ZEHRA IŞIK: Önceliğimiz, kullanım alanı geniş, zaman ve mekan fark etmeyen tasarımlar. Her tasarım karşısındaki kişiye farklı şekilde hitap edebilir ama önemli olan fark yaratmak. Sıradan olmadan geçmiş ve gelecek arasında bağ kuran tasarımlarda adL imzasını belli eden koleksiyonlar yaratıyoruz.

adL’nin sürdürülebilirlik ve doğa dostu olma adına marka felsefesini nasıl yorumluyorsunuz?
ZEHRA IŞIK: Bu koleksiyonla doğadan sanata sanattan hayata bir yolculuk sunduk. ‘adL for art’ koleksiyonu modern şıklığı kadınlarla buluştururken iz bırakan bir deneyim de yaşatmak istedik. Bizim için doğa dostu tasarım yeni bir kavram değil. adL olarak üç yıldır Nature Love temalı tamamen doğal ve keten kumaşlarımızdan hazırlanan koleksiyonumuz var. adL for art koleksiyonunu da bu temaya dahil ederek doğayla bütünleşen bir çalışma ortaya çıkardık.

İster moda olsun, ister aksesuar, tasarımı özel kılan, altında yatan düşünce ve pratik hayata ne denli uyarlanabildiği. Tasarımlarınızın altında yatan düşünceyi nasıl ifade ediyorsunuz?
ZEHRA IŞIK: Tasarımlarımızı yaparken her yaşa her okazyona hitap etmek ve bunu tüm ürünlerimize yansıtmak önceliğimiz arasında yer alıyor.

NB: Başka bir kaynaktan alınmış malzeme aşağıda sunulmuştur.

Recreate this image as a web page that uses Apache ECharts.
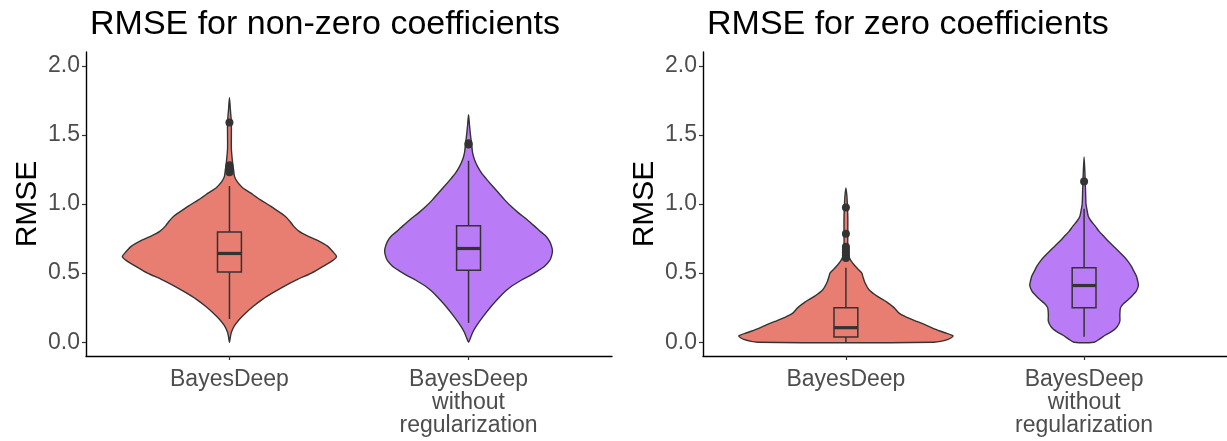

Aslında tüm çabamız hem çalışan kadının hem ev hanımının gündüzden geceye gardırobunu tamamlayabileceği koleksiyonlar üretmek ve onların her anlarına eşlik edebilmek ve ürünlerimizi her kadın vücuduna yakışacak en güzel kalıplarla sunabilmek.

İlham aldığınız ressamlar, müzisyenler, modacılar ve filmler var mı?
ZEHRA IŞIK: Şık kadınların olduğu ‘The Great Gatsby’ ve ‘Devil Wears Prada’ gibi güncel ve geçmişten gelen filmleri izlemeyi severim. ‘The Crown’, ‘Suits’, ‘Bridgerton’ gibi dizilerden de beslendiklerim var.

HÜLYA GÜNEY: Van Gogh, Salvador Dali, Fikret Mualla, Bedri Rahmi Eyüboğlu ve Osman Hamdi’den oldukça ilham alıyorum. ‘The Great Gatsby’, ‘Midnight in Paris’, Nuri Bilge Ceylan’dan ‘İklimler’ daima izlediğim filmler arasında. Tabii ki Audrey Hepburn’ün tarzına da bayılıyorum.